Some explanation of choices here: https://github.com/bible-technology/scripture-burrito/blob/43420d7bb9aa35a51cad79d0140bd66c9cd1b06e/docs/recipes/recipeSpec_proposal.md

mvahowe commented 4 years ago

Relates to #157

mvahowe commented 4 years ago

I'm still looking for a command line JSON formatter with some common sense but, via the online Prettier formatter, here are some of the more useful bits of my current example document:

        [
          "writeIngredient",
          ["getq", "jsonVariable"],
          ["lit", "processing"],
          ["lit", "/peripherals/versification.json"]
        ],
        [
          "copyIngredient",
          ["lit", "source"],
          ["lit", "/peripherals/versification.json"],
          ["lit", "derived"],
          ["lit", "/peripherals/source_versification.json"]
        ],
        [
          "processIngredient",
          ["lit", "/peripherals/versification.json"],
          ["lit", "versificationJsonToVrs"],
          ["lit", 0.3],
          ["lit", "/peripherals/source_versification.json"],
          [
            "json",
            {
              "addMissingPTBooks": true
            }
          ]
        ],
        ["copyName", ["lit", "book-mat"]],
        [
          "setq",
          "shortMAT",
          ["readName", ["lit", "book-mat"], ["lit", "short"]]
        ],
        [
          "writeName",
          ["lit", "book-mat"],
          ["lit", "short"],
          [
            "lit",
            {
              "en": "Matthew",
              "fr": "Mathieu"
            }
          ]
        ]
      ],
 [
          "setq",
          "mySection",
          ["newRecipeSection", ["lit", "/"], ["lit", "nt"]]
        ],
        [
          "setq",
          "mySectionElements",
          ["lit", "mat"],
          ["newRecipeElements", ["getq", "mySection"], ["lit", "mat"]]
        ],
        [
          "newRecipeElement",
          ["getq", "mySectionElements"],
          ["lit", "/release/MAT.mp3"]
        ],
        [
          "newRecipeElement",
          ["getq", "mySectionElements"],
          ["lit", "/release/MAT.timing.json"]
        ],
        ["message", ["lit", "Now delete object key just because"], ["lit", 4]],
        ["delq", "mySectionElements", ["lit", "mat"]]
      ]

mvahowe commented 4 years ago

I mocked up an identity transform here:

https://github.com/bible-technology/scripture-burrito/blob/1fa812d8f1c1ad20a5f46b521da2a85e35912afc/docs/examples/artifacts/ingredients/recipe_spec/identity_variant.json

See the "one long line because this is JSON" inline comments.

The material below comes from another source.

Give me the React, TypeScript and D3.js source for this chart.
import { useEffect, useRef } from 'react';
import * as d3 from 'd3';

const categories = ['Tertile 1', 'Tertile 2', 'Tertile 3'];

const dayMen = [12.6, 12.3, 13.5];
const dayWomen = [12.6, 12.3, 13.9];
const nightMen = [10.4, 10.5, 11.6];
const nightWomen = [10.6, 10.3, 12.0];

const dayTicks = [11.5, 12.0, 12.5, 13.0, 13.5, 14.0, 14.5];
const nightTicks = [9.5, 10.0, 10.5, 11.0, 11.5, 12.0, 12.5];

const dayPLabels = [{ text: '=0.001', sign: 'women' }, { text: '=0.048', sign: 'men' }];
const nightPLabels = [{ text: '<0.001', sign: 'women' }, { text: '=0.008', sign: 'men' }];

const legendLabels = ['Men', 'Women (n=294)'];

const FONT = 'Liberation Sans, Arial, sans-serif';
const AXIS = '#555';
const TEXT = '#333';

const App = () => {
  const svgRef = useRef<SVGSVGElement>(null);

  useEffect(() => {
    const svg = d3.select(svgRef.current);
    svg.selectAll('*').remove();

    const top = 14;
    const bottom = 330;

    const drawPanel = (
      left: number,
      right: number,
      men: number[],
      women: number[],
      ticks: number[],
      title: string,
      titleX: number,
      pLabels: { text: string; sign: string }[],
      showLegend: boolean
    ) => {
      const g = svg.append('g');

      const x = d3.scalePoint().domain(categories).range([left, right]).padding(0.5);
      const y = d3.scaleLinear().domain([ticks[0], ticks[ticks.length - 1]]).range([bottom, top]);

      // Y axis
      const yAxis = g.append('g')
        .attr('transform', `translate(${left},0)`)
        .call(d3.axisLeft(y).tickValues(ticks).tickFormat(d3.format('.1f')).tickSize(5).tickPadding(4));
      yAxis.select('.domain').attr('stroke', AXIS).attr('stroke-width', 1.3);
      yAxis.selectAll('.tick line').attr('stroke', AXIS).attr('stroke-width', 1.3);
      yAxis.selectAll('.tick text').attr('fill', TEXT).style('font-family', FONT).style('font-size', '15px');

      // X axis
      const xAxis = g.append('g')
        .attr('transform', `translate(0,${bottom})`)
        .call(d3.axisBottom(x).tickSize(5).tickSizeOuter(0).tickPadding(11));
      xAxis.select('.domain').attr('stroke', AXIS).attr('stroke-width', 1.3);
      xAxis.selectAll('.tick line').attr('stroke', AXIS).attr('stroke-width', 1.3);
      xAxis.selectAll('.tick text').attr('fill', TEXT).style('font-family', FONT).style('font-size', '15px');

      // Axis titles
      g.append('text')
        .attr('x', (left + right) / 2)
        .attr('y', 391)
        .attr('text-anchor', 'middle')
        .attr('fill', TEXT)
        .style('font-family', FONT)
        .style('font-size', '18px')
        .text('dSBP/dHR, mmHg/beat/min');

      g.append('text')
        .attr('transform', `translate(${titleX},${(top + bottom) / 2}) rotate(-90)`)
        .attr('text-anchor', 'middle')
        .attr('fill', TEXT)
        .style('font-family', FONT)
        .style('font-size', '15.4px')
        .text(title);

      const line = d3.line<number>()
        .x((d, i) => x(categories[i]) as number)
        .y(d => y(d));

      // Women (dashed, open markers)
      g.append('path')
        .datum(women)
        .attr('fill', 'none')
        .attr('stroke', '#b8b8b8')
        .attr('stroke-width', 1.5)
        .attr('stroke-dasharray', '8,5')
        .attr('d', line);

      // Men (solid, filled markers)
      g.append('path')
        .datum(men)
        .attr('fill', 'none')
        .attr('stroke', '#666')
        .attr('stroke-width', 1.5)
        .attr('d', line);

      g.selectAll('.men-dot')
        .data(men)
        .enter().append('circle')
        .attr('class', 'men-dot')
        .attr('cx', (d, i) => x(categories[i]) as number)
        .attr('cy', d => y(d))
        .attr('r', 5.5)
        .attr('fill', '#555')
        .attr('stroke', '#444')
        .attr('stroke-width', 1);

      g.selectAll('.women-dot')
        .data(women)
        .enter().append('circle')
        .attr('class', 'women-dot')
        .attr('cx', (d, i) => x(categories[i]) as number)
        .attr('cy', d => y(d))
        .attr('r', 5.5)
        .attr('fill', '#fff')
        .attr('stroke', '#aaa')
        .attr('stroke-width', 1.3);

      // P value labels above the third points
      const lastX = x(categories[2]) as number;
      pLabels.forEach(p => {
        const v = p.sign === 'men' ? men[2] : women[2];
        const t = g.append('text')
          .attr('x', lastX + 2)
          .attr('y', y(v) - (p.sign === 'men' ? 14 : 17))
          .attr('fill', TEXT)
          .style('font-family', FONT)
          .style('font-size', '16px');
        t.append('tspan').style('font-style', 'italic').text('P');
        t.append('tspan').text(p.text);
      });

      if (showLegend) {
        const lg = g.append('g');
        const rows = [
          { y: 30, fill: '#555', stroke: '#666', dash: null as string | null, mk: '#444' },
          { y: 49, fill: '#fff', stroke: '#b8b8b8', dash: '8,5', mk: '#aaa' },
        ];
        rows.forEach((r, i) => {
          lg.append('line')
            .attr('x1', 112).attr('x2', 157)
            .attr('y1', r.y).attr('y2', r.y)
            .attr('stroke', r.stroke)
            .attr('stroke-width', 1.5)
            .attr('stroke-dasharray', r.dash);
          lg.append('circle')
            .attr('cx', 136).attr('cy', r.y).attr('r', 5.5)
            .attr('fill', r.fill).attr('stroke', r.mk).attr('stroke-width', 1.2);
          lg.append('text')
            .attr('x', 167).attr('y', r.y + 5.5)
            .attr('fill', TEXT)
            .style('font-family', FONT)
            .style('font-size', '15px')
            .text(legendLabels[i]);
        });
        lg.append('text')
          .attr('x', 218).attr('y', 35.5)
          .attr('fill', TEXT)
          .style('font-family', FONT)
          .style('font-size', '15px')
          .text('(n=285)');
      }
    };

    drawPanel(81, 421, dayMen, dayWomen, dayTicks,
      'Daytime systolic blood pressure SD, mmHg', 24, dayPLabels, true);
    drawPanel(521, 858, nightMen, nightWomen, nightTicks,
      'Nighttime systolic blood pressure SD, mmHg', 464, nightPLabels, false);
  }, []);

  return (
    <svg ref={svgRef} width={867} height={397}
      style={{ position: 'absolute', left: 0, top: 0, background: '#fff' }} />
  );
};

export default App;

I think one thing this demonstrates is that adopting an array-based syntax would make everything far far more concise. But before I start tweaking syntax (given that I don't think expect anyone to edit this format directly anyway), does this give a better idea of the kind of problem we are trying to solve, and why we do need some control structures to make recipeSpecs at all useful?

mvahowe commented 4 years ago

I'm going to merge this into a new branch called develop_recipe_spec and do another round of experimentation.